Exercise prompt |
Transcribe the lines below verbatim, skipping the images.

################

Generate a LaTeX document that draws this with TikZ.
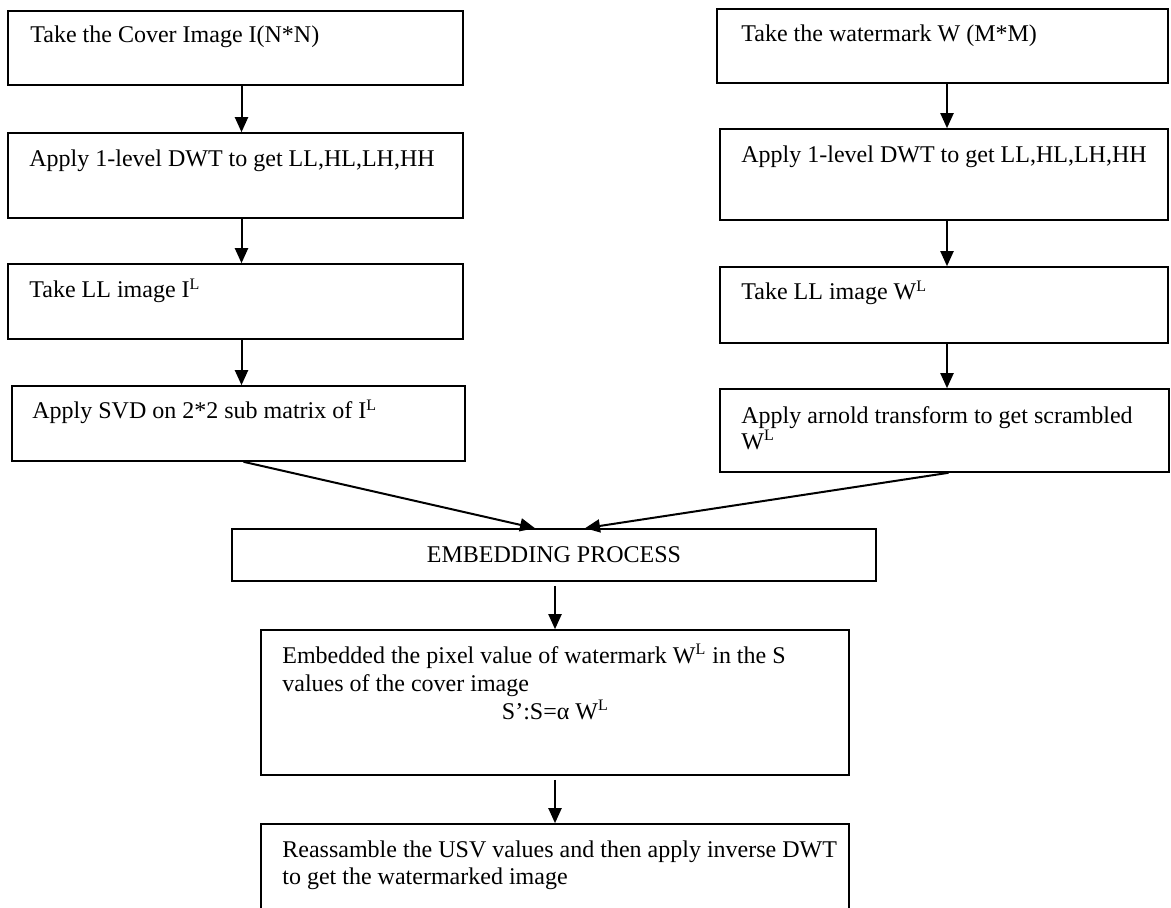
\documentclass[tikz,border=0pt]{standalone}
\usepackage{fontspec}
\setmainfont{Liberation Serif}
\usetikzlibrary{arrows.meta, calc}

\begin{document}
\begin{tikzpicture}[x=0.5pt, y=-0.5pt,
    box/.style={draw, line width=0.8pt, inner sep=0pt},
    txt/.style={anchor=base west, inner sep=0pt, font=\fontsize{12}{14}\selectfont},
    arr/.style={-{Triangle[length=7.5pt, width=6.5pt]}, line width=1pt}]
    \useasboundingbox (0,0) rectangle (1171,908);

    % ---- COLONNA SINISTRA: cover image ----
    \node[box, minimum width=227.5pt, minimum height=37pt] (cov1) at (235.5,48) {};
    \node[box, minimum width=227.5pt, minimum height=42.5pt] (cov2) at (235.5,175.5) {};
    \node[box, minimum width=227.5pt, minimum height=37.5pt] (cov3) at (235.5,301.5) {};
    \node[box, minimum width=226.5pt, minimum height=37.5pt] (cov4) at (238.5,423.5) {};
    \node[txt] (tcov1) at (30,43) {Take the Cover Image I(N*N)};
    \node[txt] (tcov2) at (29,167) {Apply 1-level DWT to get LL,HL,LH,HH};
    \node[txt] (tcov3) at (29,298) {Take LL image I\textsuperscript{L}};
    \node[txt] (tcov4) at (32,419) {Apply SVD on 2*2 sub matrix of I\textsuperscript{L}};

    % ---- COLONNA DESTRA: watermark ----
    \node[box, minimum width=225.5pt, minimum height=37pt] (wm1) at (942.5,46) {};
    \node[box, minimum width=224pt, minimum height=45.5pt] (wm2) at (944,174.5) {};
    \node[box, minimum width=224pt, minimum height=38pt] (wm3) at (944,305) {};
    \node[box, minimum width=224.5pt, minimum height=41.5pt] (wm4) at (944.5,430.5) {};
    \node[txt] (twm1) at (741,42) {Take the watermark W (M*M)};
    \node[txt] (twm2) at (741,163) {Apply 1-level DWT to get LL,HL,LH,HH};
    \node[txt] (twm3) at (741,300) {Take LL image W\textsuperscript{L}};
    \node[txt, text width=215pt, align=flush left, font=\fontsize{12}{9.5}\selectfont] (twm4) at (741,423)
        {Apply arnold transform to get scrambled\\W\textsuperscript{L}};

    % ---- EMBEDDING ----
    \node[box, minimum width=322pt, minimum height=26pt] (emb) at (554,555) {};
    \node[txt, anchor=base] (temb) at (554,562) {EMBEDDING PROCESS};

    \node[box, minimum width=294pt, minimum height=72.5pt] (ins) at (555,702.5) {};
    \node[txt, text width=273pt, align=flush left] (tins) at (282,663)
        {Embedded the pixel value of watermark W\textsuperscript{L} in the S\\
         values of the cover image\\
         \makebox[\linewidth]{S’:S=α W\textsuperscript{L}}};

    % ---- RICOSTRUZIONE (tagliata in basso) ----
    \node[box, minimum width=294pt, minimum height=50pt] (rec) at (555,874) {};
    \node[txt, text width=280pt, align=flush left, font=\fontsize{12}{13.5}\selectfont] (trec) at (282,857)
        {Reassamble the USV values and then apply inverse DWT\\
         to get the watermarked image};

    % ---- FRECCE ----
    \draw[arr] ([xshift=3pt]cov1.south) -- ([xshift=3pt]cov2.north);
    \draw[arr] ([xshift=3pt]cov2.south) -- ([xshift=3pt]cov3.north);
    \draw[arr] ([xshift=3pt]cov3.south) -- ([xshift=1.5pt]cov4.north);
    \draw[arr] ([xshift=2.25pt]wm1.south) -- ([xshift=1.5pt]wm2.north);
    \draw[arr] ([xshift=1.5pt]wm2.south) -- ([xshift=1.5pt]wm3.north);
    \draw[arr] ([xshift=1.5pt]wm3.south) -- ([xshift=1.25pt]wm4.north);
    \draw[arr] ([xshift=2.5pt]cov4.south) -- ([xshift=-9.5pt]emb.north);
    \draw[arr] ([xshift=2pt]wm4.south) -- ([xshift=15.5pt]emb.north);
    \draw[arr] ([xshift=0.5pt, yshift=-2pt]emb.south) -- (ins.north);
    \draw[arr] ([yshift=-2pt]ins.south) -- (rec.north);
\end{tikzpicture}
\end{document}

################

Full solution |
Generate a LaTeX document that draws this with TikZ.
\documentclass[tikz,border=0pt]{standalone}
\usepackage{fontspec}
\setmainfont{Liberation Serif}
\usetikzlibrary{arrows.meta, calc}

\begin{document}
\begin{tikzpicture}[x=0.5pt, y=-0.5pt,
    box/.style={draw, line width=0.8pt, inner sep=0pt},
    txt/.style={anchor=base west, inner sep=0pt, font=\fontsize{12}{14}\selectfont},
    arr/.style={-{Triangle[length=7.5pt, width=6.5pt]}, line width=1pt}]
    \useasboundingbox (0,0) rectangle (1171,908);

    % ---- COLONNA SINISTRA: cover image ----
    \node[box, minimum width=227.5pt, minimum height=37pt] (cov1) at (235.5,48) {};
    \node[box, minimum width=227.5pt, minimum height=42.5pt] (cov2) at (235.5,175.5) {};
    \node[box, minimum width=227.5pt, minimum height=37.5pt] (cov3) at (235.5,301.5) {};
    \node[box, minimum width=226.5pt, minimum height=37.5pt] (cov4) at (238.5,423.5) {};
    \node[txt] (tcov1) at (30,43) {Take the Cover Image I(N*N)};
    \node[txt] (tcov2) at (29,167) {Apply 1-level DWT to get LL,HL,LH,HH};
    \node[txt] (tcov3) at (29,298) {Take LL image I\textsuperscript{L}};
    \node[txt] (tcov4) at (32,419) {Apply SVD on 2*2 sub matrix of I\textsuperscript{L}};

    % ---- COLONNA DESTRA: watermark ----
    \node[box, minimum width=225.5pt, minimum height=37pt] (wm1) at (942.5,46) {};
    \node[box, minimum width=224pt, minimum height=45.5pt] (wm2) at (944,174.5) {};
    \node[box, minimum width=224pt, minimum height=38pt] (wm3) at (944,305) {};
    \node[box, minimum width=224.5pt, minimum height=41.5pt] (wm4) at (944.5,430.5) {};
    \node[txt] (twm1) at (741,42) {Take the watermark W (M*M)};
    \node[txt] (twm2) at (741,163) {Apply 1-level DWT to get LL,HL,LH,HH};
    \node[txt] (twm3) at (741,300) {Take LL image W\textsuperscript{L}};
    \node[txt, text width=215pt, align=flush left, font=\fontsize{12}{9.5}\selectfont] (twm4) at (741,423)
        {Apply arnold transform to get scrambled\\W\textsuperscript{L}};

    % ---- EMBEDDING ----
    \node[box, minimum width=322pt, minimum height=26pt] (emb) at (554,555) {};
    \node[txt, anchor=base] (temb) at (554,562) {EMBEDDING PROCESS};

    \node[box, minimum width=294pt, minimum height=72.5pt] (ins) at (555,702.5) {};
    \node[txt, text width=273pt, align=flush left] (tins) at (282,663)
        {Embedded the pixel value of watermark W\textsuperscript{L} in the S\\
         values of the cover image\\
         \makebox[\linewidth]{S’:S=α W\textsuperscript{L}}};

    % ---- RICOSTRUZIONE (tagliata in basso) ----
    \node[box, minimum width=294pt, minimum height=50pt] (rec) at (555,874) {};
    \node[txt, text width=280pt, align=flush left, font=\fontsize{12}{13.5}\selectfont] (trec) at (282,857)
        {Reassamble the USV values and then apply inverse DWT\\
         to get the watermarked image};

    % ---- FRECCE ----
    \draw[arr] ([xshift=3pt]cov1.south) -- ([xshift=3pt]cov2.north);
    \draw[arr] ([xshift=3pt]cov2.south) -- ([xshift=3pt]cov3.north);
    \draw[arr] ([xshift=3pt]cov3.south) -- ([xshift=1.5pt]cov4.north);
    \draw[arr] ([xshift=2.25pt]wm1.south) -- ([xshift=1.5pt]wm2.north);
    \draw[arr] ([xshift=1.5pt]wm2.south) -- ([xshift=1.5pt]wm3.north);
    \draw[arr] ([xshift=1.5pt]wm3.south) -- ([xshift=1.25pt]wm4.north);
    \draw[arr] ([xshift=2.5pt]cov4.south) -- ([xshift=-9.5pt]emb.north);
    \draw[arr] ([xshift=2pt]wm4.south) -- ([xshift=15.5pt]emb.north);
    \draw[arr] ([xshift=0.5pt, yshift=-2pt]emb.south) -- (ins.north);
    \draw[arr] ([yshift=-2pt]ins.south) -- (rec.north);
\end{tikzpicture}
\end{document}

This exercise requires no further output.